It was another lovely mild night with a cool, but very pleasant morning. I looked up local hairdressers on the internet and found one about 1 km from our caravan park so rang and was able to get in for an appointment. It was in early June in Townsville the last time I went to a hairdresser so I was very grateful for this lady to fit me in. I am pleased with the result. Her shop was called ‘The Shearing Shed”.
While I was there Ian took the opportunity to get out the pressure washer and clean both the Landcruiser and the caravan. He also vacuumed out the Landcruiser – it was certainly dirty and dusty. I think it was in Geelong the last time Ian was able to wash both vehicles. We have now done over 6,000 kms since leaving Geelong in early July.
After lunch we visited a placed called Crocodyllis Park. It is a crocodile farm opened to public display and also has a small zoo with the usual Australian fauna, but also a couple of lions, various monkeys and turtles etc. It was very good, although somehow we missed the tiger – it either was well camouflaged, or it was not there!

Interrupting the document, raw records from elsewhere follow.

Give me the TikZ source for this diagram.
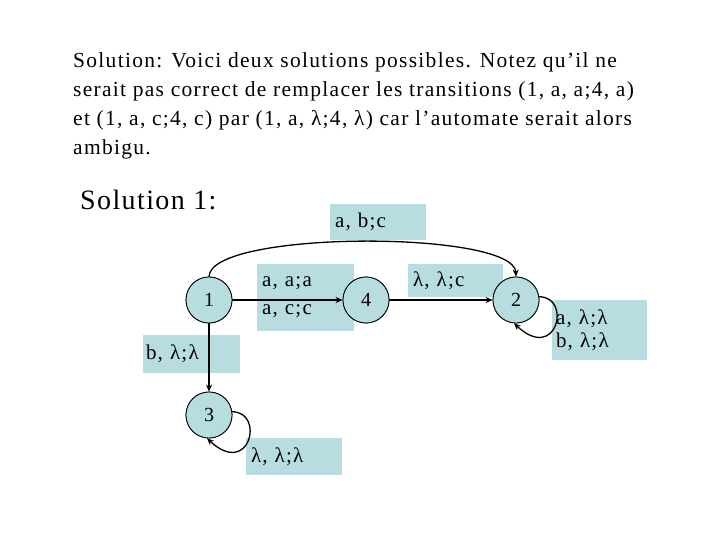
\documentclass[tikz,border=0pt]{standalone}
\usepackage{fontspec}
\setmainfont{Liberation Serif}[LetterSpace=5]
\usetikzlibrary{arrows.meta}
\definecolor{lblue}{RGB}{184,221,225}
\tikzset{
  lbox/.style={fill=lblue, inner xsep=5pt, inner ysep=0pt, align=left, font=\fontsize{21}{28}\selectfont\addfontfeatures{LetterSpace=6}},
  state/.style={circle, draw=black, line width=0.8pt, fill=lblue, minimum size=46pt, inner sep=0pt, font=\fontsize{20}{24}\selectfont},
  edge/.style={line width=1.3pt, -{Stealth[length=7pt,width=6pt]}},
  tline/.style={anchor=base west, inner sep=0pt, font=\fontsize{21.5}{29}\selectfont\addfontfeatures{LetterSpace=6}},
}
\begin{document}
\begin{tikzpicture}[x=1pt,y=-1pt]
\useasboundingbox (0,0) rectangle (720,540);
\node[tline] (t1) at (73,68) {Solution: Voici deux solutions possibles. Notez qu’il ne};
\node[tline] (t2) at (73,97) {serait pas correct de remplacer les transitions (1, a, a;4, a)};
\node[tline] (t3) at (73,126) {et (1, a, c;4, c) par (1, a, λ;4, λ) car l’automate serait alors};
\node[tline] (t4) at (73,155) {ambigu.};
\node[anchor=base west, inner sep=0pt, font=\fontsize{28}{32}\selectfont] (sol) at (80,210) {Solution 1:};
% label boxes
\node[lbox, minimum width=96pt, minimum height=36pt, text width=86pt] (lab) at (378,222) {a, b;c};
\node[lbox, minimum width=97pt, minimum height=67pt, text width=87pt] (laa) at (305.5,297.5) {a, a;a\\a, c;c};
\node[lbox, minimum width=95pt, minimum height=33pt, text width=85pt, inner xsep=3pt] (lll) at (455.5,280.5) {λ, λ;c};
\node[lbox, minimum width=97pt, minimum height=38pt, text width=91pt, inner xsep=3pt] (lb) at (191.5,354) {b, λ;λ};
\node[lbox, minimum width=96pt, minimum height=37pt, text width=86pt] (l3) at (294,456.5) {λ, λ;λ};
\node[lbox, minimum width=95pt, minimum height=60pt, text width=87pt, inner xsep=4pt, font=\fontsize{21}{23}\selectfont\addfontfeatures{LetterSpace=6}] (l2) at (599.5,330) {a, λ;λ\\b, λ;λ};
% states (positions)
\coordinate (p1) at (209,300);
\coordinate (p4) at (366,300);
\coordinate (p2) at (516,300);
\coordinate (p3) at (209,415);
\node[state] (n1) at (p1) {1};
\node[state] (n4) at (p4) {4};
\node[state] (n2) at (p2) {2};
\node[state] (n3) at (p3) {3};
% edges
\draw[edge] (n1.north) .. controls (210,230) and (514,230) .. (n2.north);
\draw[edge] (n1) -- (n4);
\draw[edge] (n4) -- (n2);
\draw[edge] (n1) -- (n3);
\draw[edge] (n3.8) .. controls +(33,0) and +(43,40) .. (n3.-95);
\draw[edge] (n2.8) .. controls +(33,0) and +(43,40) .. (n2.-95);
% redraw states on top
\node[state] at (p1) {1};
\node[state] at (p4) {4};
\node[state] at (p2) {2};
\node[state] at (p3) {3};
\end{tikzpicture}
\end{document}
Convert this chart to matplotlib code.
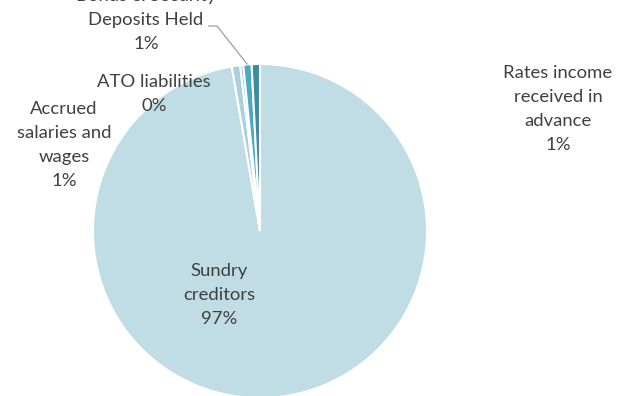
import matplotlib
matplotlib.use("Agg")
import matplotlib.pyplot as plt
import numpy as np

categories = ["Sundry creditors", "Accrued salaries and wages", "ATO liabilities",
              "Bonds & Security Deposits Held", "Rates income received in advance"]
label_texts = ["Sundry\ncreditors", "Accrued\nsalaries and\nwages", "ATO liabilities",
               "Bonds & Security\nDeposits Held", "Rates income\nreceived in\nadvance"]
values = [97.3, 0.8, 0.3, 0.8, 0.8]
colors = ["#C0DCE4", "#A9D0DC", "#8CC3D3", "#4BA9C2", "#3A8DA5"]

W, H = 633, 396
fig = plt.figure(figsize=(W / 100, H / 100), dpi=100)
ax = fig.add_axes([0, 0, 1, 1])

cx, cy, r = 260, H - 231, 167
wedges, _ = ax.pie(values, colors=colors, startangle=90, counterclock=False,
                   center=(cx, cy), radius=r, frame=True,
                   wedgeprops=dict(edgecolor="white", linewidth=1.5))
ax.set_xlim(0, W)
ax.set_ylim(0, H)
ax.set_aspect("equal")
ax.axis("off")

total = sum(values)
pcts = [round(v / total * 100) for v in values]

# label positions in image pixels (x, y from top)
label_pos = [(219, 295), (64, 145), (154, 94), (146, 20), (558, 109)]
txt_color = "#404040"
for txt, p, (lx, ly) in zip(label_texts, pcts, label_pos):
    ax.text(lx, H - ly, f"{txt}\n{p}%", ha="center", va="center", fontsize=13.3,
            color=txt_color, family="Lato", linespacing=1.6)

# leader line for Bonds slice
w = wedges[3]
mid = np.deg2rad((w.theta1 + w.theta2) / 2)
ex, ey = cx + r * np.cos(mid), cy + r * np.sin(mid)
ax.plot([208, 217, ex], [H - 26, H - 26, ey], color="#A6A6A6", linewidth=1,
        solid_capstyle="butt")

fig.savefig("out.png", dpi=100)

We arrived in time to see one of the croc. feeding sessions. There were small pens everywhere with male and female crocs in each. It seemed cruel to me, but he explained that their territory in the wild is not much bigger and that most crocs sleep or rest most of the time, and only eat occasionally. The pens with baby crocs which are used in commercial trade for their skins and meat were amazing. All up they raise many thousands each year.
Some of the stuff for sale in the info. shop were lovely handbags, but the average price was around $1,900. I gave them a miss. The guide explained all about both the farming of crocs and the protection of crocs. This farm is one of the best for research in the understanding of crocodiles, their habits, and their importance in the whole ecology of wetlands etc.
This venue also had a Crocodile Museum. It was very good and there was a lot of information – both written and in pictures or photos, as well as a power point display. Some crocodiles can reach amazing lengths as you can see from the skin above Ian in the next picture.
We then drove down to Fannie Bay beach and enjoyed the view. The sea was a most lovely deep blue and there was a nice cool breeze blowing so we sat there for some time, using the binoculars to see the yachts and fishing boats. Very peaceful.
Darwin is quite a pretty city and we are impressed with the major aterial roads which help moving around from venue to venue. Darwin is still a defence base with a fairly large military and airforce contingent. Occasionally through the day large jets fly over – reminds me so much of Townsville I sometimes forget that I am a long way away from my family over there.